To tell a successful story, an IRO should provide context and background in a natural and even conversational style, says Zapotichny. In this situation especially, she advises againownst corporate jargon, which so many businesspeople hide behind, because it can undermine the bonds that a narrative creates.
When it comes to storytelling, IROs have a unique role to play. That’s because IR professionals excel at transforming dry numbers into something far more compelling. Thuot Kucyi notes that stories often carry the most punch in one-on-one conversations, even when these meetings are held over Zoom.
A recent incident at Tricon highlights the importance of an engaged IR team. On April 12, Tricon’s stock suddenly dropped 12% for no apparent reason. Thuot Kucyi quickly realized that the stock had plummeted because bots were selling based on “an article that had nothing to do with us.”
As calls and emails started pouring in, she quickly provided a convincing explanation and quelled the panic.
“It’s an interesting example of how important IR is,” she says. “Everyone is moving towards AI and bots, but the robots do make mistakes. Having somebody in IR that investors can call and say, ‘Am I missing something? Why is your stock trading this way?’ is really valuable.”
Remember Your Audience: What Investors Want to Hear
Regardless of industry, addressing the rapidly evolving ESG space has served as a master class in how to communicate with investors about change. For this reason, ESG investors have a unique perspective about which change messages ring true, and which ring hollow.
Jessica Butts, Principal at Toronto-based ESG Global Advisors, explains that a strong change initiative should be backed by a well-articulated strategy and by concrete actions.
“Investors, especially institutional investors, are far more savvy than they once were at reading between the lines when commitments are made as to whether there’s actually the strategy and governance behind the commitments to make them happen,” says Butts. She notes that the backlash against greenwashing has implications for the types of change messages that fall flat.
In the realm of environmental change, she notes that investors want to see a core set of metrics, starting with the disclosure of greenhouse gas (GHG) emissions. More convincing still is an announcement of actual dollars committed to making a particular change happen. Finally, an extremely strong change message is one in which executives allow their own compensation to be tied to hitting agreed upon metrics, she says.
Butts also notes that investors are increasingly attuned to consistency in messaging. For instance, it’s a no-no when companies regularly change the goalposts for the dates when they’ll hit certain ESG milestones.

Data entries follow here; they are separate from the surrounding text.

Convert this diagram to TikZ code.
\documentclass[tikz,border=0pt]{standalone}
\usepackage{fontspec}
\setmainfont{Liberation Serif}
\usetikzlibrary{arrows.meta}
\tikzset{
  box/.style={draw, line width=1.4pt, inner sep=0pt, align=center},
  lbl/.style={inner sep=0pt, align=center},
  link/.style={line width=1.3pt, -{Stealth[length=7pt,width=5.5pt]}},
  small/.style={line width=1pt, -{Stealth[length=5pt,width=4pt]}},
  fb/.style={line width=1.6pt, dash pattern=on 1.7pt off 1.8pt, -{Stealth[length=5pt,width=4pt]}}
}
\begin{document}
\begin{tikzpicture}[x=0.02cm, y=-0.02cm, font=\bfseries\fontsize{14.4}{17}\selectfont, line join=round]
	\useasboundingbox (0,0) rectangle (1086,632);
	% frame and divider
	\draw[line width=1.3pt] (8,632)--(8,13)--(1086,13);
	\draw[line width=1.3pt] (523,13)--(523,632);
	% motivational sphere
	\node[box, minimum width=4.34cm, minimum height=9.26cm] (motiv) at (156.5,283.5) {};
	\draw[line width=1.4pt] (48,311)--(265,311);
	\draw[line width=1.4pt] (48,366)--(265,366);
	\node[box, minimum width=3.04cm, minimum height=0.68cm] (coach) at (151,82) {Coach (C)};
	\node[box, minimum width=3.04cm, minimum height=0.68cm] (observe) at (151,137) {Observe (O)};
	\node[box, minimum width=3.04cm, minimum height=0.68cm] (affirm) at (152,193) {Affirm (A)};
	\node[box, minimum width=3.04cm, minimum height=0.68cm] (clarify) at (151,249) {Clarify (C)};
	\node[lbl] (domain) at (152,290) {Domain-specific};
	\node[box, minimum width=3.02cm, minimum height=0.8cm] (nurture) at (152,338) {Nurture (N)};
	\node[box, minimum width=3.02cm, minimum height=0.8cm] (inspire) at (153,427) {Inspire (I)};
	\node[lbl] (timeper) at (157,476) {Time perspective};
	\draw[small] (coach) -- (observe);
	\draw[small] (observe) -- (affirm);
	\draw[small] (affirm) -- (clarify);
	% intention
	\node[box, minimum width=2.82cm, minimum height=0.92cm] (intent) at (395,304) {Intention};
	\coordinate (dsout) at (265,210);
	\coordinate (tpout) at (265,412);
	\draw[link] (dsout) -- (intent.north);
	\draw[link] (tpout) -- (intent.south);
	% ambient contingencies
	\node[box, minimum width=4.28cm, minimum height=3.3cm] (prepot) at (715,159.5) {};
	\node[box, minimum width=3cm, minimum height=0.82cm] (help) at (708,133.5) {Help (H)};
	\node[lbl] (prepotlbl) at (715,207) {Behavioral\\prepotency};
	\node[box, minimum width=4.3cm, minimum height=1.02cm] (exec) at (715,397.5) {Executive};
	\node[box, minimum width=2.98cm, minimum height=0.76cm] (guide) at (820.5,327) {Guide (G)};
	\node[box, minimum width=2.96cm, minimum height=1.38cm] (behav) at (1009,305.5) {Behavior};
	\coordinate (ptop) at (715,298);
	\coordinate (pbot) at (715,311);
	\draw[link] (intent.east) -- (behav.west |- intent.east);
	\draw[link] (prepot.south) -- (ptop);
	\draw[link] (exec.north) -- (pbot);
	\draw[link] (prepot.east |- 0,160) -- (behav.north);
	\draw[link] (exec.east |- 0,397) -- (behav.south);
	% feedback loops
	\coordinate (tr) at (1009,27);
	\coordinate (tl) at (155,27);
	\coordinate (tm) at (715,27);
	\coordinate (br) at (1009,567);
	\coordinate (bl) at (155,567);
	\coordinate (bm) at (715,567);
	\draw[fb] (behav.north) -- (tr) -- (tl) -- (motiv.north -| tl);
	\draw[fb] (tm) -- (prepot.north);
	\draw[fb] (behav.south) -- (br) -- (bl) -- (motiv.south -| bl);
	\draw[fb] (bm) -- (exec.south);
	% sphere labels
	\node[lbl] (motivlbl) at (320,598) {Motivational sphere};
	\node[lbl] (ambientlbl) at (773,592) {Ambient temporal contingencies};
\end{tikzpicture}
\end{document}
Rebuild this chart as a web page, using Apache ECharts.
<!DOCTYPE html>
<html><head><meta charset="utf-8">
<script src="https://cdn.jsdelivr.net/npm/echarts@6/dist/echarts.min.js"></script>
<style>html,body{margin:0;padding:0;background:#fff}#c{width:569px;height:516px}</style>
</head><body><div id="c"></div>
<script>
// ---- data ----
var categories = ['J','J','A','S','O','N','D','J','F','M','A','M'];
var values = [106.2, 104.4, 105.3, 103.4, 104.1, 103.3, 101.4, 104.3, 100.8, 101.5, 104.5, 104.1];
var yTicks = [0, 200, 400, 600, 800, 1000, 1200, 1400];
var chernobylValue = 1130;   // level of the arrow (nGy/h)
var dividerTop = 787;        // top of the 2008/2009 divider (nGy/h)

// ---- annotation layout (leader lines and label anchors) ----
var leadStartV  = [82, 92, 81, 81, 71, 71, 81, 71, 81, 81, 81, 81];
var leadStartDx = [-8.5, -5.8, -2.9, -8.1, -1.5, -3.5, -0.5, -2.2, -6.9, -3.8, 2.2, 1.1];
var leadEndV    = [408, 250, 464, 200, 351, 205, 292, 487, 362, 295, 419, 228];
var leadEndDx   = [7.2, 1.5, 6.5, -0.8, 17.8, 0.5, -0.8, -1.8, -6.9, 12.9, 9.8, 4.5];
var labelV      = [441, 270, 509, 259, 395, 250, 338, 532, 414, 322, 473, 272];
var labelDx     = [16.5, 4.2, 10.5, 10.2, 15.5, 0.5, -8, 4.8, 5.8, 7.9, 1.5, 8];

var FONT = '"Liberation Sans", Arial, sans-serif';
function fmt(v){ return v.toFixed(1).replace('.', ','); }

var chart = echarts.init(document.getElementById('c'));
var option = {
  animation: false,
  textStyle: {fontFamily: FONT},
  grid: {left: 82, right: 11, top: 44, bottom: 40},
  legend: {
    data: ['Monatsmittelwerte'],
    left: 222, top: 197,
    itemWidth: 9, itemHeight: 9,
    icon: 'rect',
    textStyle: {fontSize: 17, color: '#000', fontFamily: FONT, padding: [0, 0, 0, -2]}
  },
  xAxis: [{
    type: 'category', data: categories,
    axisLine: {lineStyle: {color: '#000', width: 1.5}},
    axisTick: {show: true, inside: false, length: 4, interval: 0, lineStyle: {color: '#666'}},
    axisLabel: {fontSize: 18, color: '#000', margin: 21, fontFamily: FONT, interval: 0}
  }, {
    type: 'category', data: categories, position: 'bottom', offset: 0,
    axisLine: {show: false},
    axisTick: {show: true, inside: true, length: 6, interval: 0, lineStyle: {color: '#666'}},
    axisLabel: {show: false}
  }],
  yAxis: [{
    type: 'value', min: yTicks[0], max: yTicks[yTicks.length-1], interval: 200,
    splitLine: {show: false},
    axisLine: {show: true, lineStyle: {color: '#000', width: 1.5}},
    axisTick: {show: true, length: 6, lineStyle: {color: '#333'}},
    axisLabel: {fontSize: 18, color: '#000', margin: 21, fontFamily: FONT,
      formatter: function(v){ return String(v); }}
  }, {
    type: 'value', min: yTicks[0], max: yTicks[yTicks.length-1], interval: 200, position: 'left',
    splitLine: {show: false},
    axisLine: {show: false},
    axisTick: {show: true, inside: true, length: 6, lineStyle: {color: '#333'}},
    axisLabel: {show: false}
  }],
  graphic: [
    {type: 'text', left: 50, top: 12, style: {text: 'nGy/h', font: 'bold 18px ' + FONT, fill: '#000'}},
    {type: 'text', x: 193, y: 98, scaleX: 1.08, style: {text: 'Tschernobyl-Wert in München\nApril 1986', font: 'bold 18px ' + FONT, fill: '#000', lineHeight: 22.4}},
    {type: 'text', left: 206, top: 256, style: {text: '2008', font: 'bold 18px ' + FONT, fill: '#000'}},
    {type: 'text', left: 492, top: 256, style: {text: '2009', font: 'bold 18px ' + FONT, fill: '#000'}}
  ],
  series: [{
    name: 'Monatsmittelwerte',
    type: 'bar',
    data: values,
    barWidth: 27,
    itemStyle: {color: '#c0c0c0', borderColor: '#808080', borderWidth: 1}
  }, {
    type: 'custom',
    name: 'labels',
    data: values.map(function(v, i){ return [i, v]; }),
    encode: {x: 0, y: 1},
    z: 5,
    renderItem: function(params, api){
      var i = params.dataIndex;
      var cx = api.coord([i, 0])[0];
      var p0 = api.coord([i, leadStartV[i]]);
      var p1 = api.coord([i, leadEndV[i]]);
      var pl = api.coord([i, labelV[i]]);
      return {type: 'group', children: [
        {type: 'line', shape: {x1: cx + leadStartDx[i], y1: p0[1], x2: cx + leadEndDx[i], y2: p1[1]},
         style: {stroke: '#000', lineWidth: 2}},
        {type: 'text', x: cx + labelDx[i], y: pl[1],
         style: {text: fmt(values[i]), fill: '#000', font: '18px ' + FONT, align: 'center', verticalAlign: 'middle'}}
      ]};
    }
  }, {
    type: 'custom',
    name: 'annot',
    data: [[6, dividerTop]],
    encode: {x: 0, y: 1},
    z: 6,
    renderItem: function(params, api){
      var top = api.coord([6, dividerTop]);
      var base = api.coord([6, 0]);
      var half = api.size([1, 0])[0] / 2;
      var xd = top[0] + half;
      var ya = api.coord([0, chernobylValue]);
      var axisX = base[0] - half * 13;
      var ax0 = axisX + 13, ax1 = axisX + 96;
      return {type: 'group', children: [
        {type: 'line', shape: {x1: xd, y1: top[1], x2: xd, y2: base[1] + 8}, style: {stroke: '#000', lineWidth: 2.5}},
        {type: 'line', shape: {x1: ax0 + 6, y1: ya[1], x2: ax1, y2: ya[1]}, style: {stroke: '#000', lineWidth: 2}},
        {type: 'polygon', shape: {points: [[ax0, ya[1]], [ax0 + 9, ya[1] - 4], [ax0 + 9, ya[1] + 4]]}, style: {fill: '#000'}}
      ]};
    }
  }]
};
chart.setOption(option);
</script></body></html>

Investors, she believes, appreciate that “commitments today might not be as ambitious or as sexy as Net Zero by 2050, but they’re much more likely to be achieved.”
In the end, the best source of information about what investors want to hear in uncertain moments is investors themselves, concludes Thuot Kucyi.
“Ask investors: ‘What do you want to see?’ You’ll be surprised by how open they are,” she says. “Central to communicating about change is really listening.”